[begin Source material]

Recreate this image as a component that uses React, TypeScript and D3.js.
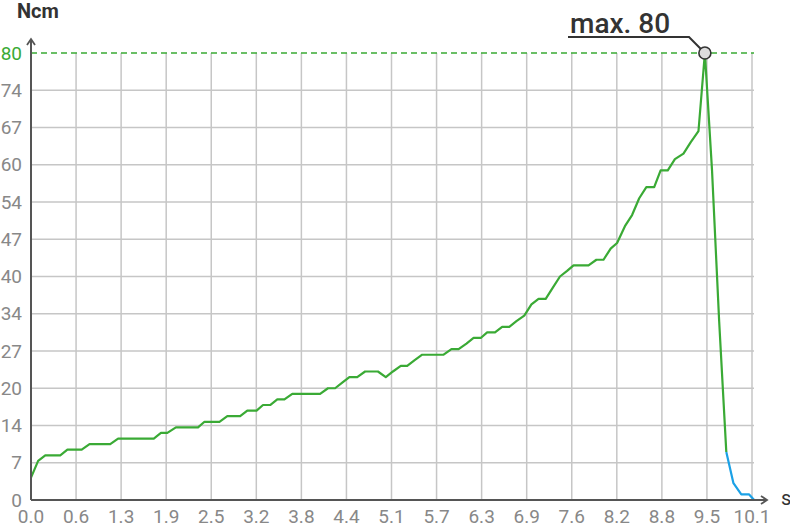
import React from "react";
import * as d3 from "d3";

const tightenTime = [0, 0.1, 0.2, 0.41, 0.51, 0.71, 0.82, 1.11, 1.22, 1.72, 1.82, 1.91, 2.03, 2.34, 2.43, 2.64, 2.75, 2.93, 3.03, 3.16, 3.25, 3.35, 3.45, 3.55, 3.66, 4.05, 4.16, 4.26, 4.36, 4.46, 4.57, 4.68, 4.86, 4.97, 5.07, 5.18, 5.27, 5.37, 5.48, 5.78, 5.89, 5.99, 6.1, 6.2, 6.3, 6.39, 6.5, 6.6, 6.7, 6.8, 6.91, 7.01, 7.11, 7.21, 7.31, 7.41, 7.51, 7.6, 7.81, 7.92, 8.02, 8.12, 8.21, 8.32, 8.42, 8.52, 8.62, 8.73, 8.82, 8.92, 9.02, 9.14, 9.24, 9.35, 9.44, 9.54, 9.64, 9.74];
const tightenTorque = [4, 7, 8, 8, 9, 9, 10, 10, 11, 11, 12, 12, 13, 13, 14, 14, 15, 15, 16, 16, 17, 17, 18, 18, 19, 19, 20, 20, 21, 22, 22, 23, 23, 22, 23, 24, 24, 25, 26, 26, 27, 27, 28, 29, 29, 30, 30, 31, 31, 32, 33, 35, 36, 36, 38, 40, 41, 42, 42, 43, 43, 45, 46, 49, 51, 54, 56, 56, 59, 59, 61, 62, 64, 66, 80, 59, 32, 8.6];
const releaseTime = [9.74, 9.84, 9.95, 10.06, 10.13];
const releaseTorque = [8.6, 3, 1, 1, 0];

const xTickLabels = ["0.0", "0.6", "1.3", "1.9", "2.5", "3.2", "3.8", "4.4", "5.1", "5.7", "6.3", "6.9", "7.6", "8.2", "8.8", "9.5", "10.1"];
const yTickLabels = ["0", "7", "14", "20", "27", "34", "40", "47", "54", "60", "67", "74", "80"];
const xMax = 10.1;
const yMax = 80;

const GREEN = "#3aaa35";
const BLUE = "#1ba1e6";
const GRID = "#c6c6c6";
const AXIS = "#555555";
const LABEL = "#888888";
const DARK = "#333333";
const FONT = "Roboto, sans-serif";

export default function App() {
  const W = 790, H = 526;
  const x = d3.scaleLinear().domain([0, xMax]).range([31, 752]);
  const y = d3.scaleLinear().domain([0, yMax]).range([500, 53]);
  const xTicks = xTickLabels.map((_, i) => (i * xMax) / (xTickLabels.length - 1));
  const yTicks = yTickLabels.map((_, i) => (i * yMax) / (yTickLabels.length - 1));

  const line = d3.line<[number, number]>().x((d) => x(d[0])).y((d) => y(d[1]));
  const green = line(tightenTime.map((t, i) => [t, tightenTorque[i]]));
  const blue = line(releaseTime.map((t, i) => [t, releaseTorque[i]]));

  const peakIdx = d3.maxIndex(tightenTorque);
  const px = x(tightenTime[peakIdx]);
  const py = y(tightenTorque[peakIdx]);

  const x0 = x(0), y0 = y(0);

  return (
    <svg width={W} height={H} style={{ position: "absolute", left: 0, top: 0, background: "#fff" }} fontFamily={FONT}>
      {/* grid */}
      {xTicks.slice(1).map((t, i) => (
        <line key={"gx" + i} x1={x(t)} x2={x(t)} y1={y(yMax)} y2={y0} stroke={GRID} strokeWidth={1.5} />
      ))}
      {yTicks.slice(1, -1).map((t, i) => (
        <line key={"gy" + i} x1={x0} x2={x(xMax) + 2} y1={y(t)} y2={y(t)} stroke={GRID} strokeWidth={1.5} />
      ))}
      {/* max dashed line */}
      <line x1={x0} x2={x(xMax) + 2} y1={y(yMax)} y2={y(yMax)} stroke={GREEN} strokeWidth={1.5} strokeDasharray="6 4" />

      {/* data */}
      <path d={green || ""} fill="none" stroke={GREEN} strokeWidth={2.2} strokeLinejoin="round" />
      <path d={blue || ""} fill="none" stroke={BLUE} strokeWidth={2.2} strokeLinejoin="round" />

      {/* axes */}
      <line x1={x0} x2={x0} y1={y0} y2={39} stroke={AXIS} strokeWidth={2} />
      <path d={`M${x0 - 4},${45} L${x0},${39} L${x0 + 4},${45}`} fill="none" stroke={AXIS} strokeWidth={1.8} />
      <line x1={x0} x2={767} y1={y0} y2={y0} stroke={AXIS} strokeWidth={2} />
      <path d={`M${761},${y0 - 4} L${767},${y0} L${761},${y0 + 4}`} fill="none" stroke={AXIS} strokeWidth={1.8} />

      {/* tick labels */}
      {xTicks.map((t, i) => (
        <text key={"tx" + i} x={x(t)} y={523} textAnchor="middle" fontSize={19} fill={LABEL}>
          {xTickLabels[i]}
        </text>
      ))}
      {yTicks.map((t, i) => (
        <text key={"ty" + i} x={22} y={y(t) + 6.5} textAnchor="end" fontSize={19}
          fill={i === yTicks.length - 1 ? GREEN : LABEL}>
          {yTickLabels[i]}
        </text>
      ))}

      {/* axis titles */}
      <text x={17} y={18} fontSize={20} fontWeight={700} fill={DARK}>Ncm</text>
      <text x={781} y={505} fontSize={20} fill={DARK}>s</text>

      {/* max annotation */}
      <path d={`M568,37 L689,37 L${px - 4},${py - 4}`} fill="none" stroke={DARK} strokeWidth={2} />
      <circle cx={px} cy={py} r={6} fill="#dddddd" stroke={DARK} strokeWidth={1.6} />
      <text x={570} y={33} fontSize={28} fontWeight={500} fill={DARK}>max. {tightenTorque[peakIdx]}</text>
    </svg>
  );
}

[end Source material]

◆ Exercise description ◆
In the listing, find all lines with the string "React" and copy them.

◆ Completed task ◆
Recreate this image as a component that uses React, TypeScript and D3.js.
import React from "react";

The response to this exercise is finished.